Sunday, April 29, 2012
A White Slave Trader Once Lived and Traded Slaves on the Site of my Black Baptist Church: Captain Stephen Clay of Middletown, Connecticut
Three centuries ago, Captain Stephen Clay, a white sea captain and trader in slaves, built his large home on the same piece of ground where my church now stands, Zion First Black Baptist Church of Middletown, Connecticut. I first learned this a few days ago at Russell Library, where I ran into Eric Hesselberg, a newspaper reporter for The Hartford Courant. Both of us attended a talk last week by author Richard DeLuca about his new book, "Post Roads & Iron Horses: Transportation in Connecticut from Colonial Times to the Age of Steam." I learned about the DeLuca lecture by accident, the day of the talk, when I ran into Eric who was on his way to the annual meeting of the Middletown Historical Society. I first met Eric a year ago, at the last annual meeting, when he talked about his extensive research into the history of the destruction of lovely old neighborhoods in Middletown during the Redevelopment Era back in the 1960's and 1970's.
At the library a few days ago, I asked Eric if he was doing any new historical research and he said he's been working for the past two years on a book about the slave trade in Middletown. I told him I'd recently read a chapter from a book, "The Underground Railroad in Connecticut" (Wesleyan University Press, 1962) by a black Middletown resident and graduate of the University of Connecticut, Horatio T. Strother. The chapter described the history of the underground railroad in Middletown but also recounted some surprising history about racism at my alma mater, Wesleyan University.

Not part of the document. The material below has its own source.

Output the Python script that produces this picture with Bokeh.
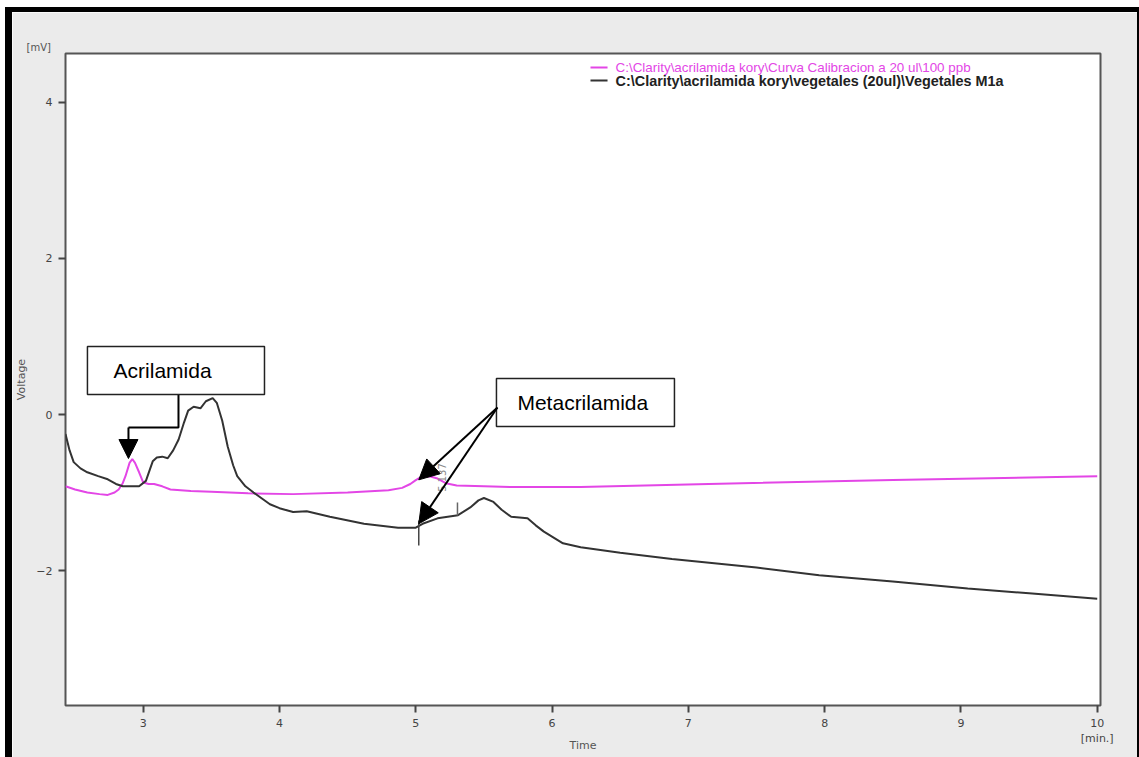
import math
from bokeh.plotting import figure
from bokeh.models import (FixedTicker, Label, BoxAnnotation, Arrow, NormalHead, Range1d)
from bokeh.embed import file_html
from bokeh.resources import INLINE

# ---- data ----
calib_time = [2.43, 2.50, 2.59, 2.68, 2.74, 2.79, 2.82, 2.85, 2.87, 2.90, 2.92, 2.94, 2.97, 3.00,
              3.04, 3.08, 3.14, 3.20, 3.35, 3.50, 3.77, 4.10, 4.50, 4.80, 4.90, 4.96, 5.00, 5.04,
              5.10, 5.16, 5.22, 5.30, 5.50, 5.72, 6.21, 7.15, 8.50, 10.0]
calib_mv = [-0.92, -0.96, -1.00, -1.02, -1.03, -1.00, -0.96, -0.88, -0.79, -0.62, -0.57, -0.62, -0.74, -0.87,
            -0.89, -0.89, -0.92, -0.96, -0.98, -0.99, -1.01, -1.02, -1.00, -0.97, -0.94, -0.89, -0.84, -0.80,
            -0.79, -0.82, -0.88, -0.91, -0.92, -0.93, -0.93, -0.89, -0.84, -0.79]

veg_time = [2.43, 2.46, 2.49, 2.54, 2.59, 2.67, 2.74, 2.80, 2.85, 2.97, 3.02, 3.05, 3.07, 3.10, 3.14,
            3.18, 3.22, 3.26, 3.30, 3.33, 3.37, 3.42, 3.46, 3.51, 3.54, 3.58, 3.62, 3.66, 3.69, 3.75,
            3.81, 3.93, 4.00, 4.10, 4.20, 4.37, 4.62, 4.87, 5.00, 5.05, 5.16, 5.31, 5.40, 5.46, 5.50,
            5.57, 5.63, 5.70, 5.82, 5.88, 5.94, 6.08, 6.21, 6.50, 6.88, 7.50, 7.96, 8.50, 9.05, 9.50, 10.0]
veg_mv = [-0.25, -0.46, -0.61, -0.69, -0.74, -0.79, -0.83, -0.89, -0.92, -0.92, -0.85, -0.70, -0.60, -0.55, -0.54,
          -0.56, -0.46, -0.32, -0.10, 0.05, 0.10, 0.08, 0.17, 0.21, 0.15, -0.08, -0.41, -0.65, -0.79, -0.92,
          -1.00, -1.15, -1.20, -1.25, -1.24, -1.31, -1.40, -1.45, -1.45, -1.40, -1.33, -1.29, -1.19, -1.10, -1.07,
          -1.12, -1.22, -1.31, -1.33, -1.42, -1.50, -1.65, -1.70, -1.77, -1.85, -1.96, -2.06, -2.14, -2.23, -2.29, -2.36]

x_ticks = [3, 4, 5, 6, 7, 8, 9, 10]
y_ticks = [-2, 0, 2, 4]

calib_name = "C:\\Clarity\\acrilamida kory\\Curva Calibracion a 20 ul\\100 ppb"
veg_name = "C:\\Clarity\\acrilamida kory\\vegetales (20ul)\\Vegetales M1a"

PINK = "#e346e6"
DARK = "#333333"
AXIS_FONT = "DejaVu Sans"
TXT_FONT = "Liberation Sans"

p = figure(width=1134, height=750, output_backend="svg", toolbar_location=None,
           x_range=Range1d(2.43, 10.024), y_range=Range1d(-3.728, 4.625),
           min_border_left=53, min_border_right=46, min_border_top=41, min_border_bottom=57)
p.styles = {"border-left": "7px solid black", "border-top": "5px solid black",
            "border-right": "2px solid black", "margin-left": "5px", "margin-top": "7px"}
p.background_fill_color = "white"
p.border_fill_color = "#ebebeb"
p.outline_line_color = "#555555"
p.outline_line_width = 2
p.grid.visible = False

p.title.text = "[mV]"
p.title.align = "left"
p.title.offset = -39
p.title.standoff = 1
p.title.text_font = AXIS_FONT
p.title.text_font_size = "10px"
p.title.text_font_style = "normal"
p.title.text_color = "#555555"

for ax in (p.xaxis[0], p.yaxis[0]):
    ax.axis_line_color = None
    ax.major_tick_in = 0
    ax.major_tick_out = 7
    ax.major_tick_line_color = "#444444"
    ax.major_tick_line_width = 2
    ax.minor_tick_line_color = None
    ax.major_label_text_font = AXIS_FONT
    ax.major_label_text_font_size = "11px"
    ax.major_label_text_color = "#444444"
    ax.axis_label_text_font = AXIS_FONT
    ax.axis_label_text_font_size = "11px"
    ax.axis_label_text_font_style = "normal"
    ax.axis_label_text_color = "#555555"

p.xaxis.ticker = FixedTicker(ticks=x_ticks)
p.yaxis.ticker = FixedTicker(ticks=y_ticks)
p.xaxis.major_label_overrides = {10: "10\n[min.]"}
p.xaxis.axis_label = "Time"
p.yaxis.axis_label = "Voltage"
p.xaxis.major_label_standoff = 4
p.xaxis.axis_label_standoff = -9
p.yaxis.major_label_standoff = 6
p.yaxis.axis_label_standoff = 5

# curves
p.line(calib_time, calib_mv, line_color=PINK, line_width=2)
p.line(veg_time, veg_mv, line_color=DARK, line_width=2)

# legend (manual, per-item colours)
p.line([6.282, 6.407], [4.446, 4.446], line_color=PINK, line_width=2)
p.line([6.282, 6.407], [4.279, 4.279], line_color=DARK, line_width=2)
p.add_layout(Label(x=6.466, y=4.446, text=calib_name, text_font=TXT_FONT, text_font_size="13.4px",
                   text_color=PINK, text_baseline="middle"))
p.add_layout(Label(x=6.466, y=4.279, text=veg_name, text_font=TXT_FONT, text_font_size="14.4px",
                   text_font_style="bold", text_color="#222222", text_baseline="middle"))

# integration marks near 5 min
p.line([5.022, 5.022], [-1.358, -1.678], line_color="#444444", line_width=1.5)
p.line([5.306, 5.306], [-1.127, -1.294], line_color="#666666", line_width=1.5)
p.add_layout(Label(x=5.196, y=-0.807, text="5.137", angle=math.pi / 2, text_font=AXIS_FONT,
                   text_font_size="10px", text_color="#888888", text_align="center",
                   text_baseline="middle"))

# Acrilamida annotation
p.add_layout(BoxAnnotation(left=2.591, right=3.890, bottom=0.256, top=0.871, fill_color="white",
                           fill_alpha=1.0, line_color="#222222", line_width=1.5, line_alpha=1.0))
p.add_layout(Label(x=2.783, y=0.564, text="Acrilamida", text_font=TXT_FONT, text_font_size="21px",
                   text_color="black", text_baseline="middle"))
p.line([3.259, 3.259, 2.892], [0.256, -0.167, -0.167], line_color="black", line_width=2)
p.add_layout(Arrow(x_start=2.892, y_start=-0.167, x_end=2.892, y_end=-0.564, line_color="black",
                   line_width=2, end=NormalHead(size=19, fill_color="black", line_color="black")))

# Metacrilamida annotation
p.add_layout(BoxAnnotation(left=5.592, right=6.898, bottom=-0.154, top=0.461, fill_color="white",
                           fill_alpha=1.0, line_color="#222222", line_width=1.5, line_alpha=1.0))
p.add_layout(Label(x=5.746, y=0.154, text="Metacrilamida", text_font=TXT_FONT, text_font_size="21px",
                   text_color="black", text_baseline="middle"))
for ty in (-0.837, -1.400):
    p.add_layout(Arrow(x_start=5.599, y_start=0.090, x_end=5.022, y_end=ty, line_color="black",
                       line_width=2, end=NormalHead(size=20, fill_color="black", line_color="black")))

open("out.html", "w").write(file_html(p, INLINE))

According to Strother's book, sea captains brought African slaves from Barbados to Middletown and sold them at auction in 1661. " The slave trade never became as important here [in Middletown] as it was in New London and Boston, and some other ports, but it is recorded that John Bannister, Newport merchant, was pleased in 1752 to find Middletown purchasers for 'the finest cargo of Negro men, women, and boys ever imported into New England.' The number of slaves had risen by 1756 from its original handful to 218 in a total population of 5664. Middletown then ranked third among Connecticut towns in Negro inhabitants, but hardly anyone at that time 'held more than two slaves.' " Id., Stother, at 150-51.
At one time, the Joint Board of Wesleyan University, my alma mater, had ruled that "none but male white persons shall be admitted as students of this institution." Id. at 154. But by 1834, the Joint Board opened the doors of the college to male students without regard to race. When I started at Wesleyan in 1967, there were still no women in our class. The first women were allowed to attend classes at Wesleyan in about 1969 as part of an exchange program with the then all-women's college in New London, Connecticut College for Women, which, like Wesleyan, has since gone co-ed. Women have pointed out to me that it took a lot longer for them to get the right to vote in this country than it took black men. But that's another subject.
Eric Hessleberg said that he had read some of my blog articles and asked me if I was still going to Zion First Black Baptist Church. I told him I loved the church and had become a full member on February 5, 2012 when I was baptized there by full immersion baptism in the baptismal pool in the front of the church. Eric then told me, to my great surprise, that his extensive research at the Middletown Historical Society over the past two years revealed that a white sea captain, Captain Stephen Clay, whose portrait is on the second floor of the Society, was a slave trader in the 1700's. Captain Clay's home was built on the site of my black baptist church. I asked him if he was sure of this. He was. Eric also told me that the slave quarters at the captain's home were located north of where my church building now stands, in the area where the children's playscape of the YMCA is located.
I was suprised but not shocked about this fact. I did ask Eric if he was sure about this and he said yes. It's all in the documents he's been studying at the historical society for the past two years.
I was not shocked because this called to mind the place in Spain I remember visiting where a christian church is built upon the site of a former mosque, which was in turn built upon a former synagogue. And I believe the Blue Mosque in Istanbul, Turkey is also built upon the site of a former eastern orthodox church.
I mentioned what I learned about my baptist church to my minister this morning after the service and he was of course interested to hear this bit of history. I said I thought it wonderful that we are expiating the ghost of our city's racist past every Sunday when we worship God at Zion, the God who loves all humanity, regardless of the superficial attribute of the color of our skins.